Security dynamics are shifting in two theaters at once. In the Gulf, any industrial incident at a critical energy hub automatically raises questions about sabotage versus accident, even when governments stress internal causes. That probes regional nerves already frayed by Iranian threats, Hormuz tensions and U.S. military posturing. In the Russia‑Ukraine war, Zelensky’s 3,000 km claim moves the notional threat envelope closer to Russia’s Arctic and Ural assets, major export pipelines, and even to rear‑area command infrastructure once considered an untouchable sanctuary. This will pressure Russia’s air defense posture deep inside its territory and may invite retaliatory escalation against Ukrainian infrastructure.

Markets and supply chains are exposed on several fronts.

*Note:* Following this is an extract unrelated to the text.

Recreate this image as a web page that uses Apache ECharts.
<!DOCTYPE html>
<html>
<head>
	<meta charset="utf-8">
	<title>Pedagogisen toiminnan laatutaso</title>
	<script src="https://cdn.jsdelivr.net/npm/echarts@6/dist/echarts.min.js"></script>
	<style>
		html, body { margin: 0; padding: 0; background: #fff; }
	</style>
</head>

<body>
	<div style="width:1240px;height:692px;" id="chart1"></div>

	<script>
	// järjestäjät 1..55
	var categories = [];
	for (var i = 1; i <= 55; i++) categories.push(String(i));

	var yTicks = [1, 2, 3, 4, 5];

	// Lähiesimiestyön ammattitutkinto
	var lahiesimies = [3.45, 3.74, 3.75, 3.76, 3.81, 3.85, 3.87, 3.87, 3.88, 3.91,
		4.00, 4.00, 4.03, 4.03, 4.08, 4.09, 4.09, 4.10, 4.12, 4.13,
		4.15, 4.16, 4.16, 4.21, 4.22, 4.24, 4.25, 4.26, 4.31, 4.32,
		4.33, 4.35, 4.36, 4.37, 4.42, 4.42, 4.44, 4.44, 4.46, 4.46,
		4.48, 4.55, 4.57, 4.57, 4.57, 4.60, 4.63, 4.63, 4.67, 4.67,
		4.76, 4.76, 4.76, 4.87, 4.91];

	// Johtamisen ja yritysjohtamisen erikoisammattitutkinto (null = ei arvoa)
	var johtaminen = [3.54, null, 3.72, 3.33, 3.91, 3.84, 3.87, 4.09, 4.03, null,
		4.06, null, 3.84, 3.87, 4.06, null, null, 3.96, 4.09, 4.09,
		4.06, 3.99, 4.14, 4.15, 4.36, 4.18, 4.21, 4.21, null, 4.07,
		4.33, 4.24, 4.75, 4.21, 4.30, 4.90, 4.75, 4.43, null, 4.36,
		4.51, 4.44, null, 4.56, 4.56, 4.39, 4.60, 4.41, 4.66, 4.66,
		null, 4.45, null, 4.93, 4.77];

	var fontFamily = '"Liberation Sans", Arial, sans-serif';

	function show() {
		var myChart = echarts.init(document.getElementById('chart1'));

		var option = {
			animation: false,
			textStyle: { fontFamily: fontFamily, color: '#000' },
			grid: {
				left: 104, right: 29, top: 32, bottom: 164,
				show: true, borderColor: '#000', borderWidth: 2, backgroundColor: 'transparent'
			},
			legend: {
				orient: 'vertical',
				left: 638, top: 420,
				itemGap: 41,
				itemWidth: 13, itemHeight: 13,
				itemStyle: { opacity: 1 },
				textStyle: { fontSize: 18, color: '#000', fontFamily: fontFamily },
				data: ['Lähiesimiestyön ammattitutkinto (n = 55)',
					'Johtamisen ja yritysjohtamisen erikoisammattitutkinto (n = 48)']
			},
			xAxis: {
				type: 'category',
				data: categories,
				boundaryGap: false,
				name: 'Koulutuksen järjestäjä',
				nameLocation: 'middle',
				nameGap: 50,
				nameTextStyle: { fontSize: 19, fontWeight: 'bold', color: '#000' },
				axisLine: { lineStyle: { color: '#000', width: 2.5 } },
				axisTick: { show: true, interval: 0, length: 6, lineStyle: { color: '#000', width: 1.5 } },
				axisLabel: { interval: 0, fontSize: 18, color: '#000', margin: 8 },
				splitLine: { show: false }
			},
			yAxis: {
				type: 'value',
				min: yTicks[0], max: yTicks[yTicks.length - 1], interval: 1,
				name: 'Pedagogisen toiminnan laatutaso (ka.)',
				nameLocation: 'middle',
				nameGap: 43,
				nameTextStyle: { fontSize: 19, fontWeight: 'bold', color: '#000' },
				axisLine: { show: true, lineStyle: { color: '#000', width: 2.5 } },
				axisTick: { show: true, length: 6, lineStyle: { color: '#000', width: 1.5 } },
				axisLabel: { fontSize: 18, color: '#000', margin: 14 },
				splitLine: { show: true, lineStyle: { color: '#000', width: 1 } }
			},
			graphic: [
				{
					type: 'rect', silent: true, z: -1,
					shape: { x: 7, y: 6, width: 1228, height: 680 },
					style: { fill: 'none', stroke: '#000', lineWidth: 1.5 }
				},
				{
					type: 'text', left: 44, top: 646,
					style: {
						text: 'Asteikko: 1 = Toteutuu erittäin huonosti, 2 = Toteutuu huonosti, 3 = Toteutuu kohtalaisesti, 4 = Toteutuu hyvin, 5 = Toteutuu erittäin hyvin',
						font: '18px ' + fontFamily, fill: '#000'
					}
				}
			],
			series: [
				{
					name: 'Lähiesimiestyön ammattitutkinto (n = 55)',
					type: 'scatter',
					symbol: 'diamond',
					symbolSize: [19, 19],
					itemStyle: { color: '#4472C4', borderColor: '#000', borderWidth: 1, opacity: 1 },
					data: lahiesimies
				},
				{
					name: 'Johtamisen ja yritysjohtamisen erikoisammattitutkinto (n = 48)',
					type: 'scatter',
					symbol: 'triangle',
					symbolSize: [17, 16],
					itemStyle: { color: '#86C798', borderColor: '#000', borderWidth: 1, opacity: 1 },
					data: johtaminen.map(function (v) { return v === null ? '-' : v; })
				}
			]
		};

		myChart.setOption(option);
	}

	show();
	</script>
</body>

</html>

LNG traders will watch for any follow‑on notices from QatarEnergy about operational status at Ras Laffan; even a precautionary slowdown can lift TTF and JKM, support European utility stocks holding upstream contracts, and pressure industrials reliant on cheap feedstock. Shipping insurers and LNG tanker operators will be alert for any temporary access restrictions or safety cordons.

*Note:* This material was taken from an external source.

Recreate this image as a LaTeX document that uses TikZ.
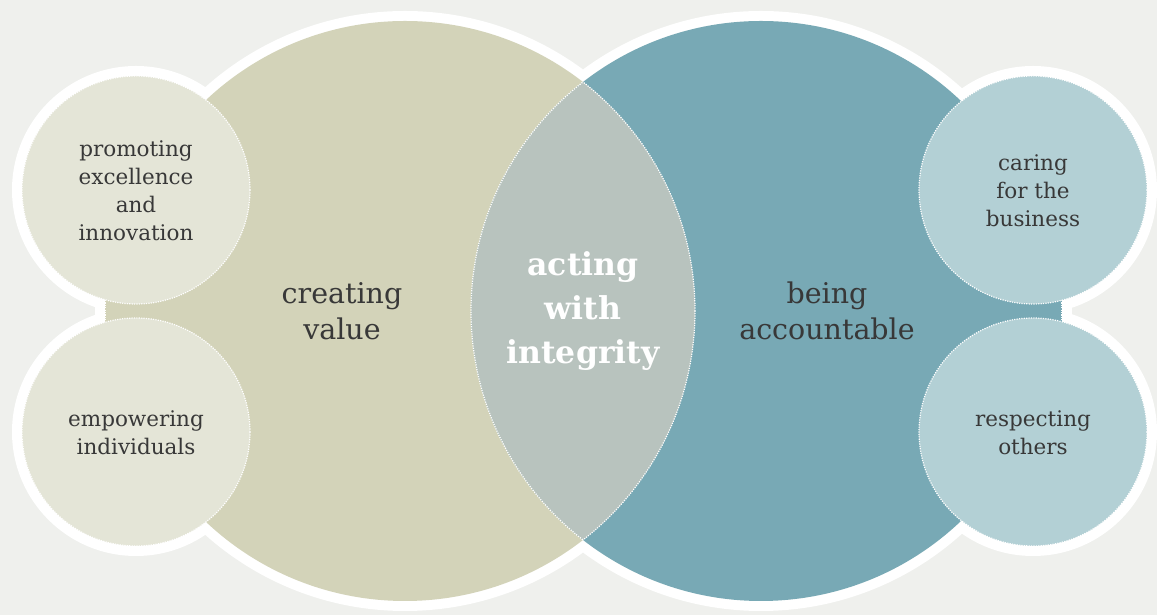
\documentclass[tikz,border=0pt]{standalone}
\usepackage{fontspec}
\setmainfont{DejaVu Serif}
\usepackage{tikz}
\usetikzlibrary{math}
\definecolor{PaperGrey}{HTML}{EFF0ED}
\definecolor{ValueBeige}{HTML}{D3D3B9}
\definecolor{ValueLight}{HTML}{E4E5D7}
\definecolor{AccTeal}{HTML}{78A9B5}
\definecolor{AccLight}{HTML}{B3D0D5}
\definecolor{LensGrey}{HTML}{B8C3BE}
\colorlet{textfg}{black!78}
\tikzset{%
  dot line/.style={white, line width=1.2pt, dash pattern=on 1.2pt off 1.2pt},
  small label/.style={align=center, text=textfg, font=\fontsize{21.5}{28}\selectfont},
  big label/.style={align=center, text=textfg, font=\fontsize{28.5}{36}\selectfont},
  core label/.style={align=center, text=white, font=\bfseries\fontsize{31.5}{44}\selectfont}
}

\begin{document}
\begin{tikzpicture}[x=1pt,y=1pt]
    \tikzmath{
      \R=290; % big radius
      \r=114; % small radius
      \w=10;  % white rim
      \Lx=405; \Rx=761; \cy=304;
      \sx=136; \tx=1033; % small circle columns
      \uy=425; \dy=183;  % small circle rows
      \mx=583; % middle of the lens
    }
    \useasboundingbox (0,0) rectangle (1157,615);
    \fill[PaperGrey] (0,0) rectangle (1157,615);
    % white rim round the whole shape:
    \fill[white] (105-\w,285-\w) rectangle (1062+\w,325+\w);
    \foreach \x in {\Lx,\Rx} {
      \fill[white] (\x,\cy) circle (\R+\w);
    }
    \foreach \x in {\sx,\tx} {
      \foreach \y in {\uy,\dy} {
        \fill[white] (\x,\y) circle (\r+\w);
      }
    }
    % the two values:
    \fill[ValueBeige] (105,285) rectangle (\mx,325);
    \fill[AccTeal] (\mx,285) rectangle (1062,325);
    \fill[ValueBeige] (\Lx,\cy) circle (\R);
    \fill[AccTeal] (\Rx,\cy) circle (\R);
    \begin{scope}
      \clip (\Lx,\cy) circle (\R);
      \fill[LensGrey] (\Rx,\cy) circle (\R);
      \draw[dot line] (\Rx,\cy) circle (\R);
    \end{scope}
    \begin{scope}
      \clip (\Rx,\cy) circle (\R);
      \draw[dot line] (\Lx,\cy) circle (\R);
    \end{scope}
    \draw[dot line] (105,285) -- (105,325);
    \draw[dot line] (1062,285) -- (1062,325);
    % small circles:
    \foreach \y in {\uy,\dy} {
      \fill[ValueLight] (\sx,\y) circle (\r);
      \draw[dot line] (\sx,\y) circle (\r);
      \fill[AccLight] (\tx,\y) circle (\r);
      \draw[dot line] (\tx,\y) circle (\r);
    }
    % labels:
    \node[big label] (creating) at (342,304) {creating\\value};
    \node[big label] (accountable) at (827,304) {being\\accountable};
    \node[core label] (integrity) at (\mx,304) {acting\\with\\integrity};
    \node[small label] (promoting) at (\sx,424) {promoting\\excellence\\and\\innovation};
    \node[small label] (empowering) at (\sx,182) {empowering\\individuals};
    \node[small label] (caring) at (\tx,424) {caring\\for the\\business};
    \node[small label] (respecting) at (\tx,182) {respecting\\others};
  \end{tikzpicture}
\end{document}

Crude and product markets face a sharpened risk to Russian refinery throughput and export flows. A sustained Ukrainian campaign against targets as far as Tyumen would threaten volumes of diesel, gasoline and feedstocks into Europe, Africa and Latin America, and could widen the discount on Urals if reliability is questioned. Defense and drone‑technology equities in NATO countries may gain on expectations of additional funding for long‑range, low‑cost strike assets, while Russian sovereign and corporate paper faces renewed headline risk around infrastructure vulnerability.

Key watchpoints in the next 24–48 hours: (1) any clarification from Doha on which specific facility in Ras Laffan was affected and whether LNG or condensate output is impacted, even marginally; (2) confirmation from Russian regional authorities or industry sources of damage in Tyumen, and any sign of Russian retaliation patterns; (3) insurance or port‑state advisories touching Qatari LNG operations; and (4) further Ukrainian disclosures on drone range, production scale, and target sets, which will signal whether deep‑rear attacks on Russian energy infrastructure are becoming a sustained strategy rather than isolated strikes.

**MARKET IMPACT ASSESSMENT:**
Front‑month European gas and global LNG names are exposed to any sign Ras Laffan output is affected or safety protocols tighten; even a contained incident can nudge TTF and Asian JKM higher on risk premium. Zelensky’s long‑range drone declaration increases tail risks to Russian refineries, export terminals and possibly Arctic/Urals infrastructure, supportive for Brent/Urals spreads and refinery margins, while raising volatility in Russian assets and European power. Defense, drone, and cyber‑security equities could catch a bid on expectations of deeper-range strike campaigns.